In December 2025, the B.C. Court of Appeal ruled that the province’s Mineral Tenure Act (MTA) and claim registration process violate the Declaration on the Rights of Indigenous Peoples Act (DRIPA), adopted by the Legislature several years ago. It does so, the court ruled, by failing to incorporate the principles of the United Nations Declaration on the Rights of Indigenous Peoples (UNDRIP) into the MTA to secure free, prior and informed consent by affected First Nations before a claim may be registered. This decision sent shock waves across B.C.’s natural resource sectors, which all rely heavily on access to Crown land to search for, develop and produce the resource-based goods that make up more than three-quarters of the province’s merchandise exports. Premier David Eby decried the Court of Appeal ruling, arguing that it misunderstood the intention of B.C. legislators when they passed DRIPA and threatened to undermine the province’s ability to manage and regulate activity on Crown lands, notably mine staking and mineral exploration.

Then in June 2026, a B.C. Supreme Court found the provincial Crown had neglected to undertake sufficient consultation with Tsetsaut Skii km Lax Ha (TSKLH) Nation before making a determination, under the Environmental Assessment Act, that Seabridge Inc. had “substantially started” its $5 billion KSM copper-gold mining project in the Golden Triangle (Seabridge 2026).

The B.C. government’s abrupt moratorium extension to Jan. 31, 2027, for mineral exploration (new claims only) over 16 million hectares in northwest B.C. clashes with its happy narrative that the province is an emerging global critical minerals heavyweight. Awkwardly, the moratorium landed in the same week as the province was leading a joint business-government delegation to Ottawa to promote mining in B.C.

We see two areas where these developments harm B.C.’s value proposition for mining, specific to the Golden Triangle, but also throughout the province:

  1. The abrupt moratorium extension sends a chilling message to those wishing to pursue opportunities in B.C.’s land-based extractive sectors. Further, the cascade of Indigenous-related court decisions casts a cloud over the future of mining in the province.
  2. For the judiciary, it seems that a governmental decision to prioritize the development of a particular economic sector to advance the wider public interest no longer carries much weight in court decision-making, at least when Aboriginal rights and title matters are involved.

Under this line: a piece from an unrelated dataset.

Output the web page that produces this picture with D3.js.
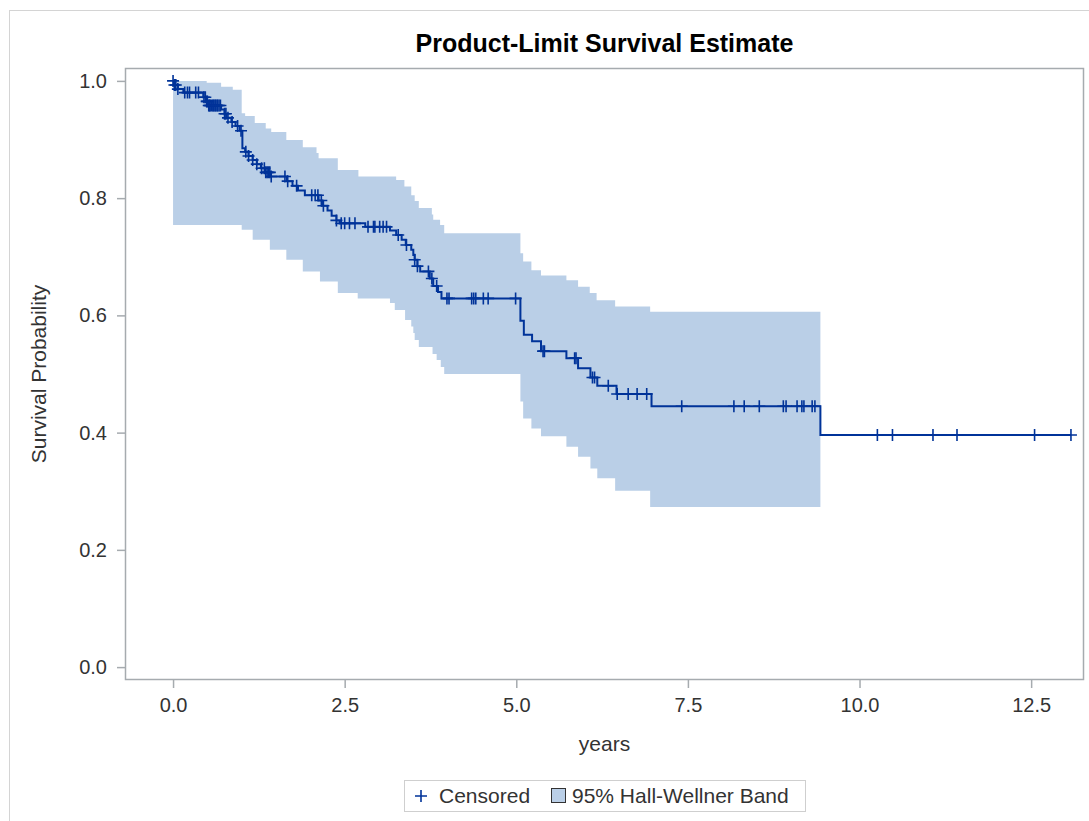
<!DOCTYPE html>
<html>
<head>
<meta charset="utf-8">
<script src="https://cdn.jsdelivr.net/npm/d3@7/dist/d3.min.js"></script>
<style>
  body { margin: 0; background: #fff; }
  text { font-family: 'Liberation Sans', Arial, sans-serif; }
</style>
</head>
<body>
<div id="chart"></div>
<script>
// Kaplan-Meier steps (time in years, survival after the step)
const eventTime = [0, 0.01, 0.07, 0.15, 0.44, 0.49, 0.52, 0.70, 0.75, 0.78, 0.85, 0.91, 0.97, 1.01, 1.05, 1.10, 1.16, 1.22, 1.28, 1.34, 1.42, 1.66, 1.74, 1.82, 1.92, 2.12, 2.17, 2.25, 2.31, 2.38, 2.43, 2.80, 3.16, 3.25, 3.33, 3.39, 3.47, 3.50, 3.52, 3.56, 3.60, 3.74, 3.79, 3.86, 3.91, 5.06, 5.11, 5.23, 5.36, 5.73, 5.90, 6.08, 6.18, 6.46, 6.97, 9.43]
const survival = [1.000, 0.993, 0.986, 0.980, 0.972, 0.965, 0.958, 0.951, 0.944, 0.937, 0.930, 0.923, 0.915, 0.885, 0.879, 0.872, 0.865, 0.858, 0.851, 0.844, 0.837, 0.829, 0.821, 0.813, 0.805, 0.796, 0.787, 0.779, 0.770, 0.762, 0.757, 0.751, 0.745, 0.737, 0.729, 0.720, 0.712, 0.703, 0.695, 0.684, 0.675, 0.663, 0.650, 0.640, 0.629, 0.591, 0.567, 0.556, 0.539, 0.527, 0.510, 0.494, 0.480, 0.466, 0.445, 0.396]
const lastTime = 13.08

const censorTime = [0.00, 0.02, 0.04, 0.07, 0.17, 0.21, 0.24, 0.33, 0.37, 0.45, 0.47, 0.49, 0.50, 0.52, 0.53, 0.54, 0.56, 0.58, 0.59, 0.61, 0.62, 0.64, 0.65, 0.67, 0.69, 0.75, 0.77, 0.80, 0.86, 0.94, 0.99, 1.06, 1.10, 1.16, 1.22, 1.29, 1.33, 1.35, 1.37, 1.39, 1.41, 1.43, 1.63, 1.67, 1.80, 2.02, 2.07, 2.11, 2.16, 2.19, 2.38, 2.45, 2.50, 2.57, 2.65, 2.84, 2.92, 2.94, 3.01, 3.06, 3.11, 3.28, 3.40, 3.52, 3.56, 3.72, 3.77, 3.84, 3.99, 4.02, 4.35, 4.38, 4.41, 4.52, 4.59, 4.99, 5.39, 5.41, 5.85, 5.87, 6.11, 6.14, 6.34, 6.47, 6.63, 6.76, 6.90, 7.41, 8.17, 8.32, 8.54, 8.89, 8.93, 9.09, 9.16, 9.19, 9.31, 9.35, 10.26, 10.48, 11.07, 11.42, 12.55, 13.08]

// Hall-Wellner band edges
const upperTime = [0, 0.49, 0.70, 0.87, 1.00, 1.05, 1.19, 1.35, 1.43, 1.65, 1.89, 2.09, 2.12, 2.40, 2.70, 3.25, 3.37, 3.47, 3.52, 3.58, 3.77, 3.79, 3.89, 3.95, 5.06, 5.10, 5.22, 5.36, 5.73, 5.90, 6.07, 6.17, 6.44, 6.95]
const upperVal = [1.000, 0.997, 0.990, 0.985, 0.945, 0.940, 0.928, 0.919, 0.913, 0.899, 0.887, 0.877, 0.868, 0.848, 0.837, 0.831, 0.820, 0.805, 0.795, 0.783, 0.772, 0.763, 0.754, 0.740, 0.706, 0.692, 0.677, 0.668, 0.660, 0.649, 0.638, 0.626, 0.615, 0.606]
const lowerTime = [0, 1.00, 1.16, 1.41, 1.65, 1.89, 2.14, 2.40, 2.69, 3.16, 3.23, 3.38, 3.47, 3.50, 3.52, 3.58, 3.78, 3.84, 3.90, 3.95, 5.06, 5.10, 5.22, 5.36, 5.73, 5.90, 6.08, 6.18, 6.44, 6.95]
const lowerVal = [0.754, 0.746, 0.729, 0.712, 0.695, 0.675, 0.658, 0.638, 0.629, 0.621, 0.609, 0.592, 0.581, 0.570, 0.558, 0.546, 0.534, 0.524, 0.512, 0.500, 0.453, 0.424, 0.407, 0.394, 0.376, 0.359, 0.339, 0.322, 0.301, 0.273]
const bandEnd = 9.43

const xTicks = [0, 2.5, 5, 7.5, 10, 12.5]
const yTicks = [0, 0.2, 0.4, 0.6, 0.8, 1.0]

const lineColor = '#003399'
const bandColor = '#bacfe7'
const frameColor = '#a6abaf'

const margin = { top: 68, right: 5, bottom: 141, left: 125 }
const width = 1089 - margin.left - margin.right
const height = 821 - margin.top - margin.bottom

const root = d3.select('#chart')
    .append('svg')
    .attr('width', 1089)
    .attr('height', 821)

// outer border of the graph
root.append('rect')
    .attr('x', 9.5)
    .attr('y', 10.5)
    .attr('width', 1200)
    .attr('height', 1000)
    .attr('fill', 'none')
    .attr('stroke', '#d4d4d4')

root.append('text')
    .attr('x', margin.left + width / 2)
    .attr('y', 52)
    .attr('text-anchor', 'middle')
    .style('font-size', '25px')
    .style('font-weight', 'bold')
    .style('fill', '#000')
    .text('Product-Limit Survival Estimate')

const svg = root.append('g')
    .attr('transform', `translate(${margin.left}, ${margin.top})`)

const x = d3.scaleLinear().domain([-0.70, 13.27]).range([0, width])
const y = d3.scaleLinear().domain([-0.022, 1.022]).range([height, 0])

const stepValue = (times, vals, t) => vals[Math.max(0, d3.bisectRight(times, t) - 1)]

// merge the band edge times so one area can be drawn
const bandTimes = Array.from(new Set(upperTime.concat(lowerTime))).sort((a, b) => a - b)
const band = bandTimes.map(t => ({ t: t, lo: stepValue(lowerTime, lowerVal, t), hi: stepValue(upperTime, upperVal, t) }))
band.push({ t: bandEnd, lo: lowerVal[lowerVal.length - 1], hi: upperVal[upperVal.length - 1] })

svg.append('path')
    .datum(band)
    .attr('fill', bandColor)
    .attr('d', d3.area()
        .curve(d3.curveStepAfter)
        .x(d => x(d.t))
        .y0(d => y(d.lo))
        .y1(d => y(d.hi)))

const km = eventTime.map((t, i) => ({ t: t, s: survival[i] }))
km.push({ t: lastTime, s: survival[survival.length - 1] })

svg.append('path')
    .datum(km)
    .attr('fill', 'none')
    .attr('stroke', lineColor)
    .attr('stroke-width', 2)
    .attr('d', d3.line()
        .curve(d3.curveStepAfter)
        .x(d => x(d.t))
        .y(d => y(d.s)))

const cross = 'M-6,0H6M0,-6V6'
svg.append('g')
    .selectAll('path')
    .data(censorTime)
    .join('path')
    .attr('transform', t => `translate(${x(t)}, ${y(stepValue(eventTime, survival, t))})`)
    .attr('d', cross)
    .attr('fill', 'none')
    .attr('stroke', lineColor)
    .attr('stroke-width', 1.6)

// frame
svg.append('rect')
    .attr('x', 0.5)
    .attr('y', 0.5)
    .attr('width', width - 1)
    .attr('height', height - 1)
    .attr('fill', 'none')
    .attr('stroke', frameColor)
    .attr('stroke-width', 1.5)

const xAxis = svg.append('g')
    .attr('transform', `translate(0, ${height})`)
    .call(d3.axisBottom(x).tickValues(xTicks).tickFormat(d3.format('.1f')).tickSize(8).tickPadding(10))
const yAxis = svg.append('g')
    .call(d3.axisLeft(y).tickValues(yTicks).tickFormat(d3.format('.1f')).tickSize(8).tickPadding(10))

for (const ax of [xAxis, yAxis]) {
    ax.select('.domain').remove()
    ax.selectAll('.tick line').attr('stroke', frameColor).attr('stroke-width', 1.5)
    ax.selectAll('.tick text')
        .style('font-family', "'Liberation Sans', Arial, sans-serif")
        .style('font-size', '20px')
        .attr('fill', '#333')
}

root.append('text')
    .attr('x', margin.left + width / 2)
    .attr('y', 751)
    .attr('text-anchor', 'middle')
    .style('font-size', '21px')
    .style('fill', '#333')
    .text('years')

root.append('text')
    .attr('transform', `translate(46, ${margin.top + height / 2}) rotate(-90)`)
    .attr('text-anchor', 'middle')
    .style('font-size', '21px')
    .style('fill', '#333')
    .text('Survival Probability')

// legend
const legend = root.append('g')
legend.append('rect')
    .attr('x', 404.5)
    .attr('y', 780.5)
    .attr('width', 401)
    .attr('height', 31)
    .attr('fill', '#fff')
    .attr('stroke', '#cfcfcf')
legend.append('path')
    .attr('transform', 'translate(421, 796)')
    .attr('d', cross)
    .attr('stroke', lineColor)
    .attr('stroke-width', 1.6)
legend.append('text')
    .attr('x', 439)
    .attr('y', 803)
    .style('font-size', '21px')
    .style('fill', '#333')
    .text('Censored')
legend.append('rect')
    .attr('x', 551.5)
    .attr('y', 788.5)
    .attr('width', 14)
    .attr('height', 14)
    .attr('fill', bandColor)
    .attr('stroke', '#333')
legend.append('text')
    .attr('x', 572)
    .attr('y', 803)
    .style('font-size', '21px')
    .style('fill', '#333')
    .text('95% Hall-Wellner Band')
</script>
</body>
</html>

If the B.C. mining sector cannot fulfil the opportunities to invest $41 billion to find and produce critical minerals, and to generate $90 billion in economic output (from the 27 proposed B.C.-wide projects identified by MABC), the province will be poorer. In-demand minerals and metals will not be used to Canada’s and our allies’ benefit. Investment dollars—and the jobs and tax revenues they generate—will shift to other jurisdictions with more predictable legal and policy regimes for land-based natural resource activity. The goal of achieving reconciliation with Indigenous peoples is likely to be set back, as more areas of the province become “no-go” zones for business investment and economic development and the broader B.C. economy suffers as a result.